I’ve previously read on this forum about the differences between predict and epred, especially with this guide (A guide to correctly calculating posterior predictions and average marginal effects with multilievel Bayesian models | Andrew Heiss and Confusion on difference between posterior_epred() and posterior_predict() in a mixed effects modelling context). In addition to these posterior predictions, there also appears to be a posterior_smooths function to predict based on s(x) terms. In short, I would like to better understand how these differ.

For more context, I have a non-linear hierarchical model with scaled/centered Shannon’s diversity values, using a gaussian family.
brm(Diversity ~ s(Year) + (1| Site)
Following which I did the above mentioned predict functions to calculate Diversity at each Year within the dataset using new data with year values for each year within the dataset.

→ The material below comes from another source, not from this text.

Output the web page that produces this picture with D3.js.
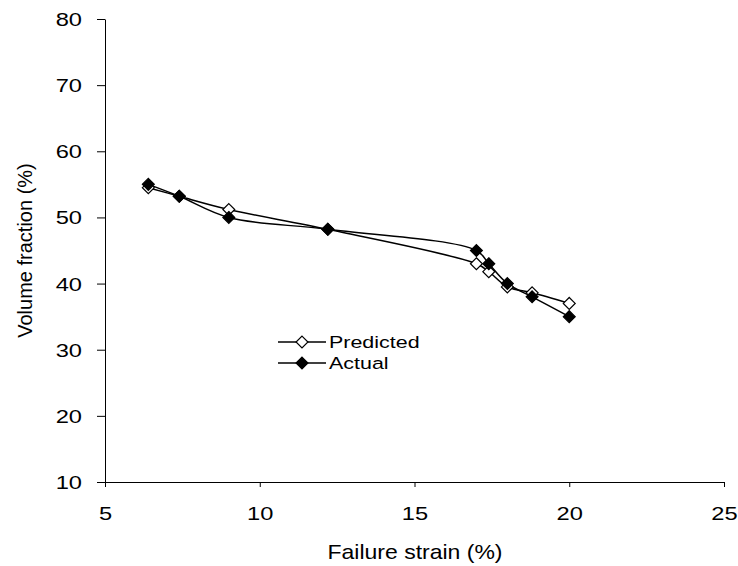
<!DOCTYPE html>
<html>
<head>
<meta charset="utf-8">
<script src="https://cdn.jsdelivr.net/npm/d3@7"></script>
<style>
  body { margin: 0; background: #fff; }
  svg { font-family: "Liberation Sans", Arial, sans-serif; }
</style>
</head>
<body>
<div id="chart"></div>
<script>
// failure strain (%) for each specimen
const strain = [6.4, 7.4, 9.0, 12.2, 17.0, 17.4, 18.0, 18.8, 20.0];
const predicted = [54.5, 53.2, 51.2, 48.2, 43.0, 41.8, 39.5, 38.6, 37.0];
const actual = [55.0, 53.2, 50.0, 48.2, 45.0, 43.0, 40.0, 38.0, 35.0];
const xTicks = [5, 10, 15, 20, 25];
const yTicks = [10, 20, 30, 40, 50, 60, 70, 80];

const width = 738, height = 566;
const margin = { top: 19, right: 14, bottom: 84, left: 105 };
const stretch = 1.28; // text in the reference is a bit wide

const svg = d3.select('#chart').append('svg')
  .attr('width', width)
  .attr('height', height);

const x = d3.scaleLinear().domain([5, 25]).range([margin.left, width - margin.right]);
const y = d3.scaleLinear().domain([10, 80]).range([482, margin.top]);

// axes
const xAxis = svg.append('g')
  .attr('transform', `translate(0,${y(10)})`)
  .call(d3.axisBottom(x).tickValues(xTicks).tickSize(5).tickSizeOuter(0));
const yAxis = svg.append('g')
  .attr('transform', `translate(${x(5)},0)`)
  .call(d3.axisLeft(y).tickValues(yTicks).tickSize(8).tickSizeOuter(0));

[xAxis, yAxis].forEach(a => {
  a.select('.domain').attr('stroke', '#000');
  a.selectAll('.tick line').attr('stroke', '#000');
  a.selectAll('.tick text')
    .attr('fill', '#000')
    .attr('font-size', 18.5)
    .attr('font-family', '"Liberation Sans", Arial, sans-serif');
});
xAxis.selectAll('.tick text')
  .attr('y', 0).attr('dy', 0)
  .attr('transform', `translate(0,38) scale(${stretch},1)`);
yAxis.selectAll('.tick text')
  .attr('x', 0).attr('dy', '0.35em')
  .attr('transform', `translate(-23,0) scale(${stretch},1)`);

svg.append('text')
  .attr('transform', `translate(415,559) scale(1.15,1)`)
  .attr('text-anchor', 'middle')
  .attr('font-size', 20)
  .text('Failure strain (%)');

svg.append('text')
  .attr('transform', `translate(32,${(y(10) + y(80)) / 2}) rotate(-90)`)
  .attr('text-anchor', 'middle')
  .attr('font-size', 20)
  .text('Volume fraction (%)');

// series
const series = [
  { name: 'Predicted', values: predicted, fill: '#fff' },
  { name: 'Actual', values: actual, fill: '#000' }
];

const line = d3.line()
  .x(d => x(d[0]))
  .y(d => y(d[1]))
  .curve(d3.curveCatmullRom.alpha(0.5));

const diamond = d3.symbol().type(d3.symbolDiamond2).size(90);

series.forEach(s => {
  const pts = strain.map((v, i) => [v, s.values[i]]);
  svg.append('path')
    .datum(pts)
    .attr('d', line)
    .attr('fill', 'none')
    .attr('stroke', '#000')
    .attr('stroke-width', 1.5);
});

series.forEach(s => {
  const pts = strain.map((v, i) => [v, s.values[i]]);
  svg.selectAll(null)
    .data(pts)
    .join('path')
    .attr('d', diamond)
    .attr('transform', d => `translate(${x(d[0])},${y(d[1])})`)
    .attr('fill', s.fill)
    .attr('stroke', '#000')
    .attr('stroke-width', 1.2);
});

// legend
const legend = svg.append('g').attr('transform', 'translate(278,342)');
series.forEach((s, i) => {
  const g = legend.append('g').attr('transform', `translate(0,${i * 21})`);
  g.append('line')
    .attr('x1', 0).attr('x2', 48)
    .attr('stroke', '#000')
    .attr('stroke-width', 1.5);
  g.append('path')
    .attr('d', diamond)
    .attr('transform', 'translate(24,0)')
    .attr('fill', s.fill)
    .attr('stroke', '#000')
    .attr('stroke-width', 1.2);
  g.append('text')
    .attr('transform', 'translate(51,0) scale(1.3,1)')
    .attr('dy', '0.35em')
    .attr('font-size', 16.5)
    .text(s.name);
});
</script>
</body>
</html>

Year is a continuous variable spanning 35 years with some missing data, Diversity is a scaled and centered variable, therefore with mean 0, with values ranging from -4.23 to 1.25. Models have been validated and checked.

Values from the prediction were very different between the posterior_smooths vs the other two. I understand the differences between posterior_predict and posterior_epred resulting in similar Estimate but different Est.Error but I’m not sure why posterior_smooths caused such a large difference in both of these terms. posterior_predict values also seem to be more consistent with the graphs from conditional_effects plots. If I’m only interested in the estimated posterior medians and SDs from the smoother variable, in this case Diversity at each Year, which would be most appropriate?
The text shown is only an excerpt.